## Data listing
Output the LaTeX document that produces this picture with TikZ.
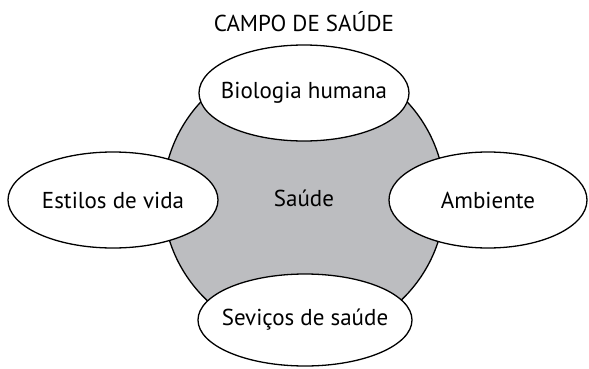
\documentclass[tikz,border=0pt]{standalone}
\usepackage{fontspec}
\setmainfont{PT Sans}
\usepackage{tikz}
\usetikzlibrary{shapes.geometric}
\definecolor{campogray}{RGB}{188,189,192}
\tikzset{factor/.style={draw, ellipse, line width=1.3pt, fill=white, inner xsep=-30pt, inner ysep=-4pt, font=\fontsize{23}{26}\selectfont}}

\begin{document}
\begin{tikzpicture}[x=1pt, y=1pt]
  \useasboundingbox (0, 0) rectangle (589, 368);

  \node (title) [font=\fontsize{23}{26}\selectfont] at (304, 346) {CAMPO DE SAÚDE};

  \node (saude) [draw, circle, line width=1.3pt, fill=campogray, minimum size=282pt, inner sep=0mm, font=\fontsize{23}{26}\selectfont] at (304, 170) {Saúde};

  \node (bio) [factor, minimum width=210pt, minimum height=96pt] at (304, 275) {Biologia humana};
  \node (estilos) [factor, minimum width=210pt, minimum height=96pt] at (113, 168) {Estilos de vida};
  \node (amb) [factor, minimum width=198pt, minimum height=96pt] at (488, 168) {Ambiente};
  \node (serv) [factor, minimum width=214pt, minimum height=92pt] at (305, 48) {Seviços de saúde};
\end{tikzpicture}
\end{document}
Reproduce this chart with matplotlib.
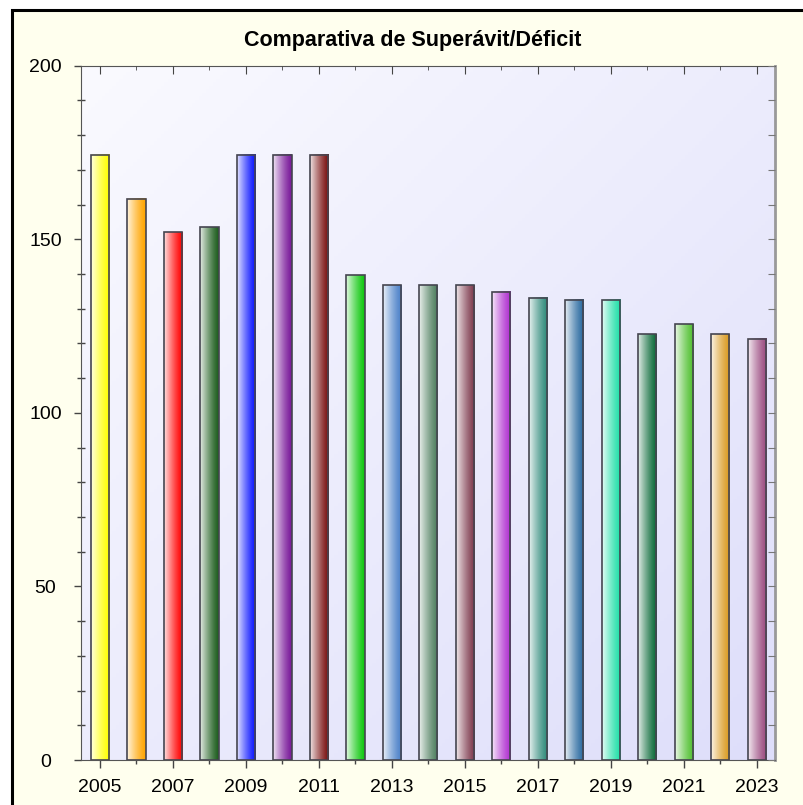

## Directive
Above are the records; repeat their lines from the first through the line containing "[draw, circle, line", and leave out each picture.

## Solution
Output the LaTeX document that produces this picture with TikZ.
\documentclass[tikz,border=0pt]{standalone}
\usepackage{fontspec}
\setmainfont{PT Sans}
\usepackage{tikz}
\usetikzlibrary{shapes.geometric}
\definecolor{campogray}{RGB}{188,189,192}
\tikzset{factor/.style={draw, ellipse, line width=1.3pt, fill=white, inner xsep=-30pt, inner ysep=-4pt, font=\fontsize{23}{26}\selectfont}}

\begin{document}
\begin{tikzpicture}[x=1pt, y=1pt]
  \useasboundingbox (0, 0) rectangle (589, 368);

  \node (title) [font=\fontsize{23}{26}\selectfont] at (304, 346) {CAMPO DE SAÚDE};

  \node (saude) [draw, circle, line width=1.3pt, fill=campogray, minimum size=282pt, inner sep=0mm, font=\fontsize{23}{26}\selectfont] at (304, 170) {Saúde};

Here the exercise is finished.